Which lines contain the string "matplotlib"? Please list every one of them.

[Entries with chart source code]
>> begin

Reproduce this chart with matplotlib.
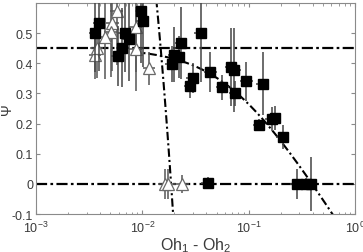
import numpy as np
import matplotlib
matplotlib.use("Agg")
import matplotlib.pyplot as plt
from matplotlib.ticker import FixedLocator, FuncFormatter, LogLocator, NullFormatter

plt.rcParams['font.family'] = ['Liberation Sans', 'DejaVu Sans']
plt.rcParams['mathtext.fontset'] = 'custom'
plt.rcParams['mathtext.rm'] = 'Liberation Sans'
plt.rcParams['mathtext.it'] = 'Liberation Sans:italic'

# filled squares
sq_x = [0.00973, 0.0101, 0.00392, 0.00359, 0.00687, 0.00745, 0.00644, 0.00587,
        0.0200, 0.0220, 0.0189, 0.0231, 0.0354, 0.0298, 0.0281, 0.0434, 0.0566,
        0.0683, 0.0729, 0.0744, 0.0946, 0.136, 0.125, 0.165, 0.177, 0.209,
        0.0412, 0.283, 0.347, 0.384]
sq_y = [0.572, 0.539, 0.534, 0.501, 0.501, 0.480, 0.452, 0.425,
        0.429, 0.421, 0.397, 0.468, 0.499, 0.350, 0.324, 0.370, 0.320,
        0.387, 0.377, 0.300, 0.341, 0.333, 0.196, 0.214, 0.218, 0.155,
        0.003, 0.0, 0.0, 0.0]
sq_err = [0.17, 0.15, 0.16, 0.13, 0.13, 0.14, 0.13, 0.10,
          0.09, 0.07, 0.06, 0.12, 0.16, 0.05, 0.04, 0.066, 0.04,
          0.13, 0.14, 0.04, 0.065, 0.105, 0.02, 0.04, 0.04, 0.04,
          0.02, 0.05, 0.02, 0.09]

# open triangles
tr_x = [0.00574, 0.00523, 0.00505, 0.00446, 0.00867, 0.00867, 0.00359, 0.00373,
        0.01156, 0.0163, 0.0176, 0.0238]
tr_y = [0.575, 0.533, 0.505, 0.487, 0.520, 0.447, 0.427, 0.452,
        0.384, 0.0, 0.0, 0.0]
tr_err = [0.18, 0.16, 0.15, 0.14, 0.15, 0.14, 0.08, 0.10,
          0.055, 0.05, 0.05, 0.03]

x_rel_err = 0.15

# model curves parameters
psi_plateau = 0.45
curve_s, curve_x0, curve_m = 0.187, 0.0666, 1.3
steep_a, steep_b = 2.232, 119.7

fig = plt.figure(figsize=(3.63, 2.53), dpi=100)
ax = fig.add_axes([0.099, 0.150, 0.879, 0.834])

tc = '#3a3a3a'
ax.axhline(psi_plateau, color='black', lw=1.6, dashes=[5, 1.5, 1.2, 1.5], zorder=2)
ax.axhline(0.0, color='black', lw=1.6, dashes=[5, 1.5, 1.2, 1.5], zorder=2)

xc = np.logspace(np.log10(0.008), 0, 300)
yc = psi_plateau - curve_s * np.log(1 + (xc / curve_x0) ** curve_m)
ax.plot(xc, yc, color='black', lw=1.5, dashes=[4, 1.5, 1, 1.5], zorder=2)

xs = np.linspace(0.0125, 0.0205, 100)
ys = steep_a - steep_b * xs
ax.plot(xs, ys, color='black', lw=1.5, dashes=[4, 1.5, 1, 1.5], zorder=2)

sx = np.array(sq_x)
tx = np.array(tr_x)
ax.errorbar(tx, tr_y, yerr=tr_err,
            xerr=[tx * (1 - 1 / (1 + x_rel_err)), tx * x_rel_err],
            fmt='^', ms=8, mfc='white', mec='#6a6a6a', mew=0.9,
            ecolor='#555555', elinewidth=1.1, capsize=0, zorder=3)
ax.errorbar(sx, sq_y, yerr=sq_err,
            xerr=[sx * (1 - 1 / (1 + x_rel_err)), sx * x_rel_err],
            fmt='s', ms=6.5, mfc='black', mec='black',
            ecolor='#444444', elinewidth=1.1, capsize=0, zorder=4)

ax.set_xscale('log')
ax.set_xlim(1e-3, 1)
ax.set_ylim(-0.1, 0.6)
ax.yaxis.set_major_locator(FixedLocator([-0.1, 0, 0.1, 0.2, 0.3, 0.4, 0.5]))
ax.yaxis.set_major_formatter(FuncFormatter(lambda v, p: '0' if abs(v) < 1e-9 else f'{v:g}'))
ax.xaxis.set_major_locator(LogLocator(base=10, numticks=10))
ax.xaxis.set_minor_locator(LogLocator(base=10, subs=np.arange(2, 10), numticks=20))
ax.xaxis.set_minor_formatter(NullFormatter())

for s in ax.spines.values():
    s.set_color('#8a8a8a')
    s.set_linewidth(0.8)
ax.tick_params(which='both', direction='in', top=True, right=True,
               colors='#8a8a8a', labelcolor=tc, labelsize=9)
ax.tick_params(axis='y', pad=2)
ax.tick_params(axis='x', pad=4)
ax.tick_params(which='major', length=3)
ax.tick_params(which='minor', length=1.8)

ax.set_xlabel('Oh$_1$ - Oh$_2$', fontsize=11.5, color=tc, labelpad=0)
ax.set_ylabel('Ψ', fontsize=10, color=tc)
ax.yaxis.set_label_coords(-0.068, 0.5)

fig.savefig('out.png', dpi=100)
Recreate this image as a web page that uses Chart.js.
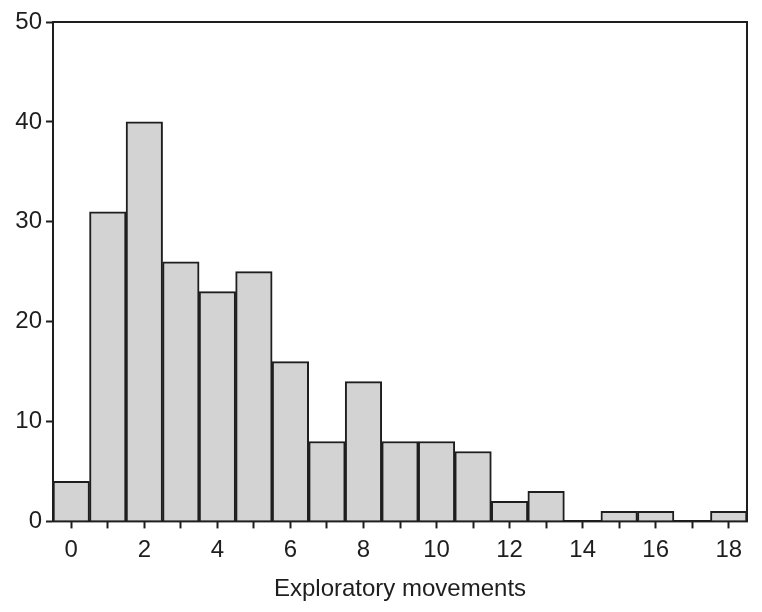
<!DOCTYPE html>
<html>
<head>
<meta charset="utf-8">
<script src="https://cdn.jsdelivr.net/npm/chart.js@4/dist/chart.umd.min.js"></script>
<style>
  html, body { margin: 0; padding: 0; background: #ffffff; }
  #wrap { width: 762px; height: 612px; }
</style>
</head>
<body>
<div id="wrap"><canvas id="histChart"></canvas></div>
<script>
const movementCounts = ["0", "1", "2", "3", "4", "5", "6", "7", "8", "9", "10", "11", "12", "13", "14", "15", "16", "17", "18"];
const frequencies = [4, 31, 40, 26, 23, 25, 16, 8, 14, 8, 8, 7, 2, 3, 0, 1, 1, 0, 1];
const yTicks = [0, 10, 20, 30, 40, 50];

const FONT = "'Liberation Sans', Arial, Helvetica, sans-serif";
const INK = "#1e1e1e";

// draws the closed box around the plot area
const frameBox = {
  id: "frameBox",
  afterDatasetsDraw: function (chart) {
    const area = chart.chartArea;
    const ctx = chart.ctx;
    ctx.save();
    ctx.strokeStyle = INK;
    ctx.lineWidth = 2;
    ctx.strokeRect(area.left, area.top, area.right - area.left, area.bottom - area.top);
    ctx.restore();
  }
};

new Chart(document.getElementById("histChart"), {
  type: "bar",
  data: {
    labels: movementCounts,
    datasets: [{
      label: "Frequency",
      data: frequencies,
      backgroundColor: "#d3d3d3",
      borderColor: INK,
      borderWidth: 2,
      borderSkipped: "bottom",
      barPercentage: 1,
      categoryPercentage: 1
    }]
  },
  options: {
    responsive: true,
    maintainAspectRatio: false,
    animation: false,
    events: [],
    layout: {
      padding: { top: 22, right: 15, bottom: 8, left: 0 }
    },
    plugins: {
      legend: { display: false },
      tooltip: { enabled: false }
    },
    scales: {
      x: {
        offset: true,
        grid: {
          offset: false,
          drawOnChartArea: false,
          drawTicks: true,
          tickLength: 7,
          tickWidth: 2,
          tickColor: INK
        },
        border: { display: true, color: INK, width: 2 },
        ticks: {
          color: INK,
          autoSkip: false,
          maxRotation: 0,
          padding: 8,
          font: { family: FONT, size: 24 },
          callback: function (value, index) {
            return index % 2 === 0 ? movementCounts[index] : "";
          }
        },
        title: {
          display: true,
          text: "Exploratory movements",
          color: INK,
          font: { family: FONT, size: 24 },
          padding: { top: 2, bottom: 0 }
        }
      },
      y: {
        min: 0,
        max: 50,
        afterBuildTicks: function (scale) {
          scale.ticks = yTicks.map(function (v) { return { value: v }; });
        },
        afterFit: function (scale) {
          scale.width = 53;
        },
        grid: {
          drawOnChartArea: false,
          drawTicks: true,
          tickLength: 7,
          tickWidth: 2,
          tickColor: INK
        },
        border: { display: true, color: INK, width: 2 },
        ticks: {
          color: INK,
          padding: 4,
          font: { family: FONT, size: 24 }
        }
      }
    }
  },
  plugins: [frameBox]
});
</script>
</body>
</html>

>> end

Correct response:
Reproduce this chart with matplotlib.
import matplotlib
matplotlib.use("Agg")
import matplotlib.pyplot as plt
from matplotlib.ticker import FixedLocator, FuncFormatter, LogLocator, NullFormatter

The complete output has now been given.